- _Problem details_: Find the lines holding the word "chart" and collect them.

********************

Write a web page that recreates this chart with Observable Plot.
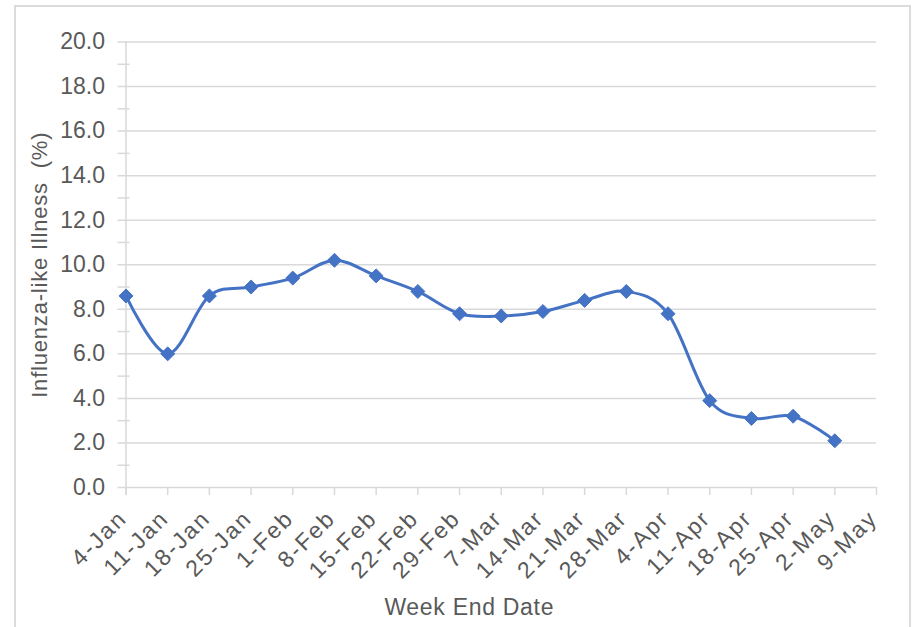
<!DOCTYPE html>
<html>
<head>
<meta charset="utf-8">
<script src="https://cdn.jsdelivr.net/npm/d3@7"></script>
<script src="https://cdn.jsdelivr.net/npm/@observablehq/plot@0.6"></script>
<style>
  html, body { margin: 0; padding: 0; background: #fff; }
  #wrap { position: relative; width: 918px; height: 627px; overflow: hidden; background: #fff; }
  #border { position: absolute; left: 14px; top: 5px; width: 897px; height: 700px; border: 2px solid #dcdcdc; box-sizing: border-box; }
  #chart { position: absolute; left: 0; top: 0; }
  [aria-label="x-labels"], [aria-label="x-labels"] text { letter-spacing: 2px; }
  [aria-label="x-title"], [aria-label="x-title"] text { letter-spacing: 0.7px; }
  [aria-label="y-title"], [aria-label="y-title"] text { letter-spacing: 0.8px; }
</style>
</head>
<body>
<div id="wrap"><div id="border"></div><div id="chart"></div></div>
<script>
const weeks = ["4-Jan","11-Jan","18-Jan","25-Jan","1-Feb","8-Feb","15-Feb","22-Feb","29-Feb","7-Mar","14-Mar","21-Mar","28-Mar","4-Apr","11-Apr","18-Apr","25-Apr","2-May","9-May"];
const ili = [8.6, 6.0, 8.6, 9.0, 9.4, 10.2, 9.5, 8.8, 7.8, 7.7, 7.9, 8.4, 8.8, 7.8, 3.9, 3.1, 3.2, 2.1];
const yMajor = [0, 2, 4, 6, 8, 10, 12, 14, 16, 18, 20];
const yMinor = [1, 3, 5, 7, 9, 11, 13, 15, 17, 19];
const xTitle = "Week End Date";
const yTitle = "Influenza-like Illness\u00a0 (%)";

const data = ili.map((v, i) => ({week: weeks[i], value: v}));

const W = 918, H = 627, mL = 125.5, mR = 42, mT = 41.5, mB = 140;
const frameW = W - mL - mR, frameH = H - mT - mB;
const grid = "#d9d9d9", txt = "#595959", blue = "#4472C4";

const chart = Plot.plot({
  width: W, height: H,
  marginLeft: mL, marginRight: mR, marginTop: mT, marginBottom: mB,
  style: {fontFamily: "'Liberation Sans', Arial, sans-serif", fontSize: "23px", color: txt, background: "transparent", overflow: "visible"},
  x: {type: "point", domain: weeks, padding: 0, round: false, axis: null},
  y: {domain: [0, 20], axis: null},
  marks: [
    Plot.ruleY(yMajor, {y: d => d, stroke: grid, strokeWidth: 1.5, dx: -8, insetRight: -8}),
    Plot.ruleY(yMinor, {y: d => d, stroke: grid, strokeWidth: 1.5, dx: -8, insetRight: frameW - 12}),
    Plot.ruleX([weeks[0]], {x: d => d, stroke: grid, strokeWidth: 1.5, insetBottom: -8}),
    Plot.ruleX(weeks, {x: d => d, stroke: grid, strokeWidth: 1.5, insetTop: frameH, insetBottom: -8}),
    Plot.text(yMajor, {y: d => d, text: d => d.toFixed(1), frameAnchor: "left", textAnchor: "end", lineAnchor: "middle", dx: -21, fill: txt}),
    Plot.text(weeks, {x: d => d, text: d => d, frameAnchor: "bottom", textAnchor: "end", lineAnchor: "middle", rotate: -45, dx: -3, dy: 27, fill: txt, ariaLabel: () => "x-labels"}),
    Plot.text([xTitle], {text: d => d, frameAnchor: "bottom", textAnchor: "middle", lineAnchor: "middle", dx: -32, dy: 120, fill: txt, fontSize: 23, ariaLabel: () => "x-title"}),
    Plot.text([yTitle], {text: d => d, frameAnchor: "left", textAnchor: "middle", lineAnchor: "middle", rotate: -90, dx: -86, fill: txt, fontSize: 22, ariaLabel: () => "y-title"}),
    Plot.line(data, {x: "week", y: "value", curve: "cardinal", tension: 0, stroke: blue, strokeWidth: 3}),
    Plot.dot(data, {x: "week", y: "value", symbol: "diamond2", r: 6.3, fill: blue, stroke: blue, strokeWidth: 1})
  ]
});
document.getElementById("chart").appendChild(chart);
</script>
</body>
</html>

********************

- _Written response_:
Write a web page that recreates this chart with Observable Plot.
  #chart { position: absolute; left: 0; top: 0; }
<div id="wrap"><div id="border"></div><div id="chart"></div></div>
const chart = Plot.plot({
document.getElementById("chart").appendChild(chart);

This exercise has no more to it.